Culture

Éclairage : Engagement

Mohamed Choukri est un écrivain authentique en ce sens où il s’engage pleilnement dans l’écriture. Il fait partie de ces rares écrivains qui paient de leur personne pour l’art. Il ne se résigne pas à accepter la littérature comme une activité gratuite, divertissante.
Écrire n’est rien si cet acte ne l’engage pas dans une aventure pleine de risques. Il ne considère pas l’écriture comme une pratique bénigne. Il faut qu’elle l’expose à un danger. Choukri n’a pas trempé le bout de son pied dans les eaux de la littérature, mais y a plongé, en entier, pour n’en plus ressortir. Il a opté pour un genre littéraire où le «je» renvoie à l’auteur. Son premier livre autobiographique, «Le pain nu» (1973), a complètement renouvelé les autobiographies écrites en arabe. Choukri y a fait le pari de tout dire. Un pari fou, presque impossible à tenir en littérature. Parce que derrière toute confession, il y a l’espoir d’une absolution, et que les choses les moins avouables ne doivent pas rendre leur auteur antipathique aux lecteurs. Choukri a pourtant fait des révélations honteuses, il a également étalé sa vie sexuelle…

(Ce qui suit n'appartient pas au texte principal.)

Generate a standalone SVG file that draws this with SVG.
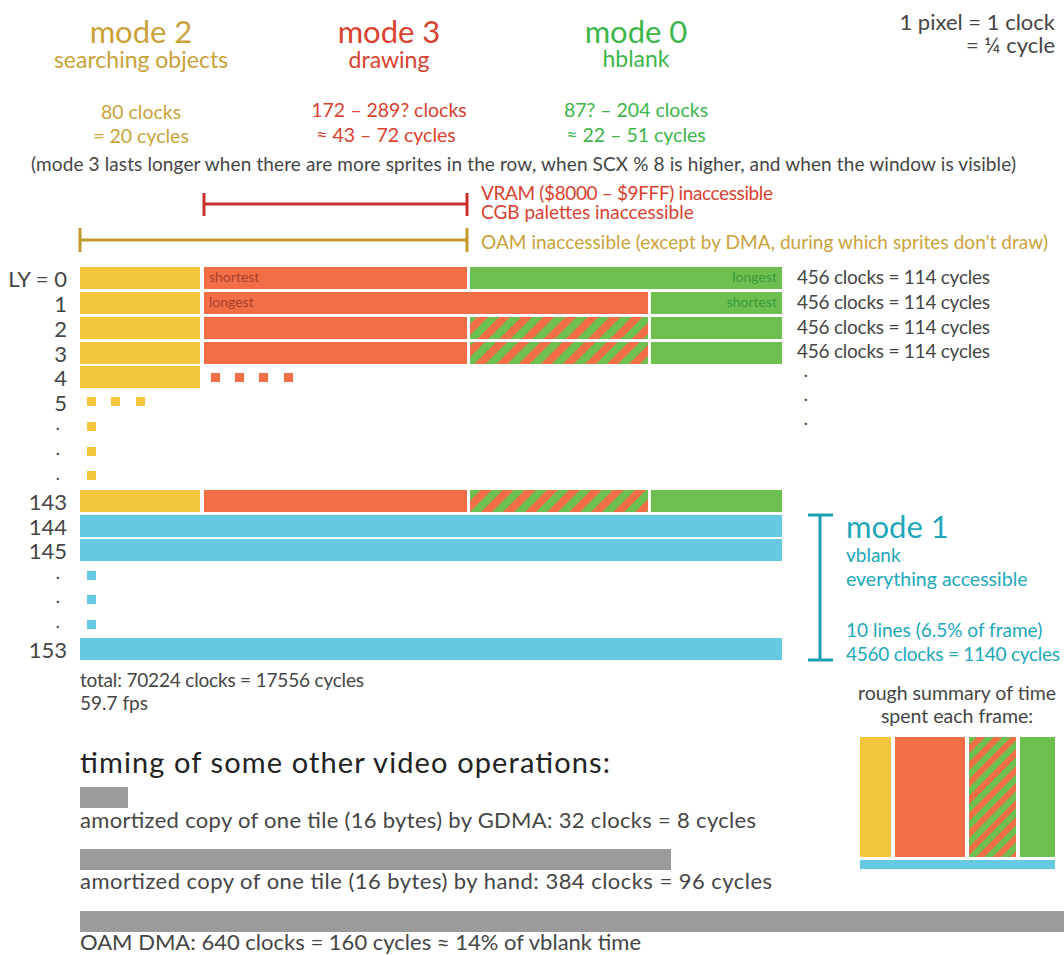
<svg xmlns="http://www.w3.org/2000/svg" width="1064" height="955" viewBox="0 0 1064 955">
  <style>
    text { font-family: Lato, "Noto Sans", "Liberation Sans", sans-serif; }
    .gold { fill: #c9a23a; }
    .red { fill: #d8422f; }
    .green { fill: #3db54b; }
    .cyan { fill: #22a7ba; }
    .grey { fill: #454545; }
    .big { font-size: 31px; }
    .sub { font-size: 23px; }
    .cnt { font-size: 19.5px; }
    .note { font-size: 19px; }
    .row { font-size: 22px; fill: #454545; text-anchor: end; }
    .dot { font-size: 15px; font-weight: bold; fill: #454545; }
    .tag { font-size: 14px; }
    .mid { text-anchor: middle; }
    .end { text-anchor: end; }
    .op { font-size: 22px; fill: #454545; }
    .y { fill: #f4c63d; }
    .o { fill: #f26e47; }
    .g { fill: #6dbf50; }
    .s { fill: url(#stripes); }
    .s2 { fill: url(#stripes2); }
    .c { fill: #64c9e1; }
    .bar { fill: #9b9b9b; }
  </style>
  <defs>
    <!-- red/green diagonal hatching for the variable mode 3 / mode 0 span -->
    <pattern id="stripes" width="15.6" height="15.6" patternUnits="userSpaceOnUse" patternTransform="rotate(45)">
      <rect width="15.6" height="15.6" fill="#6dbf50"/>
      <rect width="7.8" height="15.6" fill="#f26e47"/>
    </pattern>
    <pattern id="stripes2" width="12" height="12" patternUnits="userSpaceOnUse" patternTransform="rotate(45)">
      <rect width="12" height="12" fill="#6dbf50"/>
      <rect width="6" height="12" fill="#f26e47"/>
    </pattern>
  </defs>

  <rect width="1064" height="955" fill="#ffffff"/>

  <!-- mode headings -->
  <g id="mode2-head">
    <text x="141" y="43" class="big gold mid">mode 2</text>
    <text x="141" y="68" class="sub gold mid">searching objects</text>
    <text x="141" y="119" class="cnt gold mid">80 clocks</text>
    <text x="141" y="143" class="cnt gold mid">= 20 cycles</text>
  </g>
  <g id="mode3-head">
    <text x="389" y="43" class="big red mid">mode 3</text>
    <text x="389" y="68" class="sub red mid">drawing</text>
    <text x="389" y="117" class="cnt red mid">172 – 289? clocks</text>
    <text x="386" y="142" class="cnt red mid">≈ 43 – 72 cycles</text>
  </g>
  <g id="mode0-head">
    <text x="636" y="43" class="big green mid">mode 0</text>
    <text x="636" y="67" class="sub green mid">hblank</text>
    <text x="636" y="117" class="cnt green mid">87? – 204 clocks</text>
    <text x="636" y="142" class="cnt green mid">≈ 22 – 51 cycles</text>
  </g>
  <g id="scale-note">
    <text x="1055" y="30" class="grey end" font-size="22">1 pixel = 1 clock</text>
    <text x="1055" y="53" class="grey end" font-size="22">= ¼ cycle</text>
  </g>
  <g id="mode3-note">
    <text x="31" y="171" class="note grey" textLength="985">(mode 3 lasts longer when there are more sprites in the row, when SCX % 8 is higher, and when the window is visible)</text>
  </g>

  <!-- access brackets -->
  <g id="vram-bracket">
    <path d="M204 204H467M204 193V216M467 193V216" stroke="#c9302c" stroke-width="3" fill="none"/>
    <text x="481" y="200" class="note red" textLength="292">VRAM ($8000 – $9FFF) inaccessible</text>
    <text x="481" y="219" class="note red">CGB palettes inaccessible</text>
  </g>
  <g id="oam-bracket">
    <path d="M80 240H467M80 228V252M467 228V252" stroke="#c49a2c" stroke-width="3" fill="none"/>
    <text x="481" y="249" class="note gold" textLength="567">OAM inaccessible (except by DMA, during which sprites don't draw)</text>
  </g>

  <!-- scanline rows -->
  <g id="row-0">
    <text x="67" y="287" class="row">LY = 0</text>
    <rect x="80" y="267" width="120" height="22" class="y"/>
    <rect x="204" y="267" width="263" height="22" class="o"/>
    <rect x="470" y="267" width="312" height="22" class="g"/>
    <text x="209" y="282" class="tag" fill="#a9402a">shortest</text>
    <text x="777" y="282" class="tag end" fill="#3a9a3a">longest</text>
  </g>
  <g id="row-1">
    <text x="67" y="312" class="row">1</text>
    <rect x="80" y="292" width="120" height="22" class="y"/>
    <rect x="204" y="292" width="444" height="22" class="o"/>
    <rect x="651" y="292" width="131" height="22" class="g"/>
    <text x="209" y="307" class="tag" fill="#a9402a">longest</text>
    <text x="777" y="307" class="tag end" fill="#3a9a3a">shortest</text>
  </g>
  <g id="row-2">
    <text x="67" y="337" class="row">2</text>
    <rect x="80" y="317" width="120" height="22" class="y"/>
    <rect x="204" y="317" width="263" height="22" class="o"/>
    <rect x="470" y="317" width="178" height="22" class="s"/>
    <rect x="651" y="317" width="131" height="22" class="g"/>
  </g>
  <g id="row-3">
    <text x="67" y="362" class="row">3</text>
    <rect x="80" y="342" width="120" height="22" class="y"/>
    <rect x="204" y="342" width="263" height="22" class="o"/>
    <rect x="470" y="342" width="178" height="22" class="s"/>
    <rect x="651" y="342" width="131" height="22" class="g"/>
  </g>
  <g id="row-4">
    <text x="67" y="386" class="row">4</text>
    <rect x="80" y="366" width="120" height="22" class="y"/>
    <rect x="211" y="373" width="9" height="9" class="o"/>
    <rect x="235" y="373" width="9" height="9" class="o"/>
    <rect x="259" y="373" width="9" height="9" class="o"/>
    <rect x="284" y="373" width="9" height="9" class="o"/>
  </g>
  <g id="row-5">
    <text x="67" y="411" class="row">5</text>
    <rect x="87" y="397" width="9" height="9" class="y"/>
    <rect x="111" y="397" width="9" height="9" class="y"/>
    <rect x="136" y="397" width="9" height="9" class="y"/>
  </g>
  <g id="rows-elided">
    <text x="56" y="430" class="dot">.</text>
    <text x="56" y="455" class="dot">.</text>
    <text x="56" y="480" class="dot">.</text>
    <rect x="87" y="422" width="9" height="9" class="y"/>
    <rect x="87" y="447" width="9" height="9" class="y"/>
    <rect x="87" y="471" width="9" height="9" class="y"/>
  </g>
  <g id="row-143">
    <text x="67" y="510" class="row">143</text>
    <rect x="80" y="490" width="120" height="22" class="y"/>
    <rect x="204" y="490" width="263" height="22" class="o"/>
    <rect x="470" y="490" width="178" height="22" class="s"/>
    <rect x="651" y="490" width="131" height="22" class="g"/>
  </g>
  <g id="row-144">
    <text x="67" y="535" class="row">144</text>
    <rect x="80" y="515" width="702" height="22" class="c"/>
  </g>
  <g id="row-145">
    <text x="67" y="559" class="row">145</text>
    <rect x="80" y="539" width="702" height="22" class="c"/>
  </g>
  <g id="vblank-elided">
    <text x="56" y="579" class="dot">.</text>
    <text x="56" y="603" class="dot">.</text>
    <text x="56" y="628" class="dot">.</text>
    <rect x="87" y="571" width="9" height="9" class="c"/>
    <rect x="87" y="595" width="9" height="9" class="c"/>
    <rect x="87" y="620" width="9" height="9" class="c"/>
  </g>
  <g id="row-153">
    <text x="67" y="658" class="row">153</text>
    <rect x="80" y="638" width="702" height="22" class="c"/>
  </g>

  <!-- per-line totals -->
  <g id="line-totals">
    <text x="797" y="284" class="note grey" textLength="193">456 clocks = 114 cycles</text>
    <text x="797" y="309" class="note grey" textLength="193">456 clocks = 114 cycles</text>
    <text x="797" y="334" class="note grey" textLength="193">456 clocks = 114 cycles</text>
    <text x="797" y="358" class="note grey" textLength="193">456 clocks = 114 cycles</text>
    <text x="804" y="377" class="dot">.</text>
    <text x="804" y="401" class="dot">.</text>
    <text x="804" y="425" class="dot">.</text>
  </g>

  <!-- vblank bracket -->
  <g id="mode1">
    <path d="M820 515V660M808 515H833M808 660H833" stroke="#1a9fb0" stroke-width="3" fill="none"/>
    <text x="846" y="538" class="big cyan">mode 1</text>
    <text x="846" y="562" class="note cyan">vblank</text>
    <text x="846" y="586" class="cyan" font-size="19.5">everything accessible</text>
    <text x="846" y="637" class="note cyan">10 lines (6.5% of frame)</text>
    <text x="846" y="661" class="note cyan" textLength="214">4560 clocks = 1140 cycles</text>
  </g>

  <g id="frame-total">
    <text x="80" y="687" class="grey" font-size="19" textLength="284">total: 70224 clocks = 17556 cycles</text>
    <text x="80" y="710" class="grey" font-size="19">59.7 fps</text>
  </g>

  <!-- frame time summary -->
  <g id="summary">
    <text x="957" y="700" class="grey mid" font-size="19.5">rough summary of time</text>
    <text x="957" y="723" class="grey mid" font-size="19.5">spent each frame:</text>
    <rect x="860" y="737" width="31" height="120" class="y"/>
    <rect x="895" y="737" width="70" height="120" class="o"/>
    <rect x="969" y="737" width="47" height="120" class="s2"/>
    <rect x="1020" y="737" width="35" height="120" class="g"/>
    <rect x="860" y="860" width="195" height="9" class="c"/>
  </g>

  <!-- other operations -->
  <g id="other-ops">
    <text x="80" y="773" font-size="29" fill="#222222" textLength="530">timing of some other video operations:</text>
  </g>
  <g id="op-gdma">
    <rect x="80" y="787" width="48" height="21" class="bar"/>
    <text x="80" y="828" class="op" textLength="676">amortized copy of one tile (16 bytes) by GDMA: 32 clocks = 8 cycles</text>
  </g>
  <g id="op-hand">
    <rect x="80" y="849" width="591" height="21" class="bar"/>
    <text x="80" y="889" class="op" textLength="692">amortized copy of one tile (16 bytes) by hand: 384 clocks = 96 cycles</text>
  </g>
  <g id="op-oamdma">
    <rect x="80" y="911" width="984" height="21" class="bar"/>
    <text x="80" y="950" class="op" textLength="561">OAM DMA: 640 clocks = 160 cycles ≈ 14% of vblank time</text>
  </g>
</svg>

L’effet de ce livre sur la littérature arabe ne peut encore être mesurée. Mais on peut estimer que ce livre constitue une coupure radicale avec ce qui a été publié jusqu’alors dans le genre autobiographique en arabe.
La vie de Choukri est aussi engagée que son oeuvre. Elle est conforme à ses écrits, dans la mesure où elle les nourrit. Elle est faite aussi d’amitiés avec les écrivains. Les plus grands : Paul Bowles, Tennesse Williams, Jean Genet, William Burroughs, Allan Ginsberg, Brian Gysin… La vie de Choukri ne peut être séparée de la ville de Tanger. Cet auteur est né à Béni Chikir (près de Nador) en 1935. Mais il se rend, à l’âge de 7 ans, à Tanger pour ne plus la quitter. Interrogé sur sa relation avec Tanger, il dit simplement : «je ne peux pas respirer dans une autre ville.» J’écourte souvent mes voyages pour y revenir. «Je me dis aussi que si j’avais vécu dans une autre ville, je n’aurais pas écrit comme je l’ai fait». Mohamed Choukri n’est pas seulement l’auteur du «Pain nu» – le livre qui a été traduit en 27 langues. Il a écrit «Le temps des erreurs», «Majnûn al-ward», «Al-khayma», «Al-sûq al-dâkhilî», «Jean Genet fî Tanja», «Tennessee Williams fî Tanja» et d’autres écrits encore. Mais c’est assurément «Le pain nu», livre culte pour toute une génération, qui garde une fraîcheur surprenante. Interdit en 1983 par le ministère de l’Intérieur, il est autorisé depuis trois ans dans les librairies. Cette autorisation est accompagnée d’honneurs rendus à un écrivain jugé sulfureux. L’on sait, ou l’on devrait savoir, qu’il n’existe pas de littérature valable sans une bonne dose de soufre.